Bernard Maris était un économiste citoyen comme Keynes, sa référence intellectuelle. Comme l’auteur du Traité de Probabilité, il possédait une culture mathématique, lui permettant de s’affranchir des mandarins comme son confrère toulousain, Jean Tirole à propos duquel il disait : « Les théoriciens de l’économie économie industrielle sont une secte, dont l’obscurantisme et le fanatisme donnent froid dans le dos. Il n’est pas difficile de repérer le taliban sous l’expert, et le fou de Dieu sous le fou de l’incitation. » Mais il était surtout, je le cite, « le maître en économie doit être mathématicien, historien, homme d’État, philosophe à certain niveau. Il doit comprendre les symboles et parler en mots. » Ce qu’était Bernard Maris, un homme cultivé, passionné de psychologie, inquiet de la dérive de nos sociétés qui a écrit un livre magistral en 2009 avec Gilles Dostaler « Capitalisme et pulsion de mort ». Je cite encore « Le capitalisme canalise les frustrations des hommes, les empile, comme il accumule le capital, et fait gonfler des bulles qui finissent par crever comme des bombes. »

 

Par ailleurs, Bernard Maris ne sombrait pas dans le keynésianisme vulgaire de celles et ceux pour qui Keynes se résume au principe de la relance par la demande et au modèle IS/LM qu’on enseigne à Science-Po. Son antimanuel d’économie en deux tomes est un vrai manuel d’économie politique dans la tradition de ceux qui n’écartent aucune théorie, en lien direct avec les faits. Si un réel hommage devrait lui être rendu alors il faudrait rompre avec les actuelles politiques économiques mortifères : « La croissance infinie dans un monde fini est une absurdité. Il faut que nous organisions nos économies autrement. » Il faut au contraire « envisager une soumission de l’économie à la société, (…) au-delà (…) d’une croissance durable ou soutenable, une ‘croissance intelligente et civilisée’ où, les besoins vitaux étant largement satisfaits, l’humanité pourrait précisément se consacrer aux humanités…. ».

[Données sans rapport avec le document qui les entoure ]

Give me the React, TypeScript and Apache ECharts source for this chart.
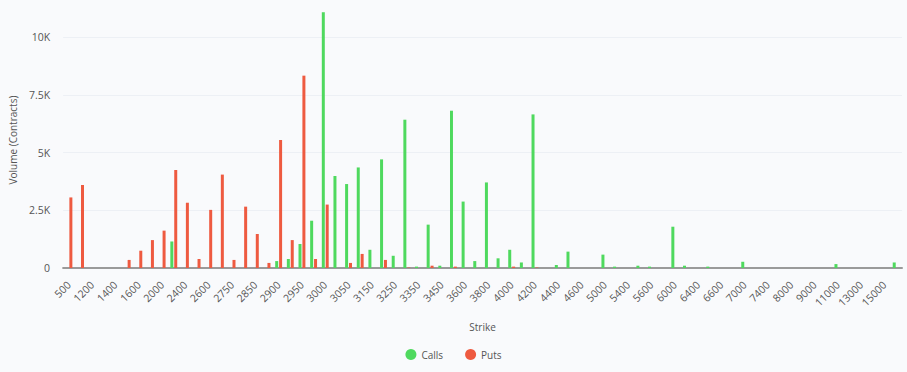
import React, { useEffect, useRef } from "react";
import * as echarts from "echarts";

const strikes = [
  "500", "1000", "1200", "1300", "1400", "1500", "1600", "1800", "2000", "2200",
  "2400", "2500", "2600", "2700", "2750", "2800", "2850", "2875", "2900", "2925",
  "2950", "2975", "3000", "3025", "3050", "3100", "3150", "3200", "3250", "3300",
  "3350", "3400", "3450", "3500", "3600", "3700", "3800", "3900", "4000", "4100",
  "4200", "4300", "4400", "4500", "4600", "4800", "5000", "5200", "5400", "5500",
  "5600", "5800", "6000", "6200", "6400", "6500", "6600", "6800", "7000", "7200",
  "7400", "7600", "8000", "8500", "9000", "10000", "11000", "12000", "13000", "14000",
  "15000", "16000",
];

const calls = [
  0, 0, 0, 0, 0, 0, 0, 0, 0, 1150,
  0, 0, 0, 0, 0, 0, 0, 0, 300, 390,
  1040, 2050, 11090, 3990, 3640, 4360, 790, 4710, 530, 6430,
  60, 1880, 100, 6820, 2880, 300, 3710, 420, 790, 240,
  6660, 0, 130, 710, 0, 0, 580, 60, 0, 100,
  60, 0, 1790, 100, 0, 60, 0, 0, 270, 0,
  0, 0, 0, 0, 0, 0, 170, 0, 0, 0,
  0, 240,
];

const puts = [
  3060, 3600, 0, 0, 0, 350, 750, 1210, 1620, 4250,
  2830, 390, 2520, 4050, 350, 2660, 1470, 220, 5550, 1210,
  8340, 390, 2750, 0, 220, 610, 0, 350, 0, 20,
  0, 100, 0, 60, 0, 0, 0, 0, 60, 0,
  20, 0, 0, 0, 0, 0, 0, 0, 0, 0,
  0, 0, 0, 0, 0, 0, 0, 0, 0, 0,
  0, 0, 0, 0, 0, 0, 0, 0, 0, 0,
  0, 0,
];

const yTicks = [0, 2500, 5000, 7500, 10000];

const FONT = "'Open Sans', 'Noto Sans', sans-serif";
const BG = "#f9fafc";

function fmtK(v: number): string {
  if (v === 0) return "0";
  return v / 1000 + "K";
}

export default function App() {
  const ref = useRef<HTMLDivElement>(null);
  useEffect(() => {
    document.body.style.margin = "0";
    if (!ref.current) return;
    const chart = echarts.init(ref.current, null, { renderer: "svg" });
    const gridColor = "#edf0f5";
    chart.setOption({
      animation: false,
      backgroundColor: BG,
      textStyle: { fontFamily: FONT },
      grid: { left: 59, right: 5, top: 12, bottom: 104, containLabel: false },
      legend: {
        bottom: 7,
        left: "center",
        icon: "circle",
        itemWidth: 11,
        itemHeight: 11,
        itemGap: 22,
        textStyle: { fontFamily: FONT, fontSize: 10, color: "#555" },
        data: ["Calls", "Puts"],
      },
      xAxis: {
        type: "category",
        data: strikes,
        name: "Strike",
        nameLocation: "middle",
        nameGap: 54,
        nameTextStyle: { fontFamily: FONT, fontSize: 10, color: "#555" },
        axisLine: { lineStyle: { color: "#9a9a9a", width: 2 } },
        axisTick: { show: false },
        axisLabel: {
          interval: 1,
          rotate: 45,
          margin: 15,
          fontSize: 10.5,
          color: "#555",
          fontFamily: FONT,
        },
      },
      yAxis: {
        type: "value",
        min: 0,
        max: 11100,
        interval: yTicks[1] - yTicks[0],
        name: "Volume (Contracts)",
        nameLocation: "middle",
        nameGap: 41,
        nameTextStyle: { fontFamily: FONT, fontSize: 10, color: "#555" },
        axisLine: { show: false },
        axisTick: { show: false },
        axisLabel: {
          showMaxLabel: false,
          fontSize: 10.5,
          color: "#555",
          fontFamily: FONT,
          margin: 13,
          formatter: (v: number) => (yTicks.includes(v) ? fmtK(v) : ""),
        },
        splitLine: {
          lineStyle: {
            color: [gridColor, gridColor, gridColor, gridColor, gridColor, "rgba(0,0,0,0)"],
            width: 1,
          },
        },
      },
      series: [
        {
          name: "Calls",
          type: "bar",
          data: calls,
          barWidth: 3,
          barGap: "30%",
          itemStyle: { color: "#4fd95e" },
        },
        {
          name: "Puts",
          type: "bar",
          data: puts,
          barWidth: 3,
          itemStyle: { color: "#ee5a40" },
        },
      ],
    });
    return () => chart.dispose();
  }, []);
  return <div ref={ref} style={{ width: 907, height: 372, background: BG }} />;
}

Je vais terminer par une citation de Keynes pour continuer le programme de réflexion en d’économie comme l’a fait Bernard Maris : « Pour la première fois depuis sa création, l’Homme fera-t-il face à son problème véritable et permanent : comment employer la liberté arrachée aux contraintes économiques ? Comment occuper les loisirs que la science et les intérêts composés auront conquis pour lui, de manière agréable, sage et bonne ? »

Bernard Maris a été victime de cette pulsion de mort que craignait Keynes avec raison dans les années 30. Quand Bernard Maris critiquait l’euro, n’oublions pas le livre magistral de Keynes, Les Conséquences économiques de la paix, ouvrage écrit en 1919, où il critiquait et anticipait les conséquences désastreuses du Traité de Versailles. Tout comme Keynes a annoncé dès 1919 les risques d’un effondrement mondial, il n’y aurait pas meilleur hommage que d’écouter les alertes de Bernard Maris.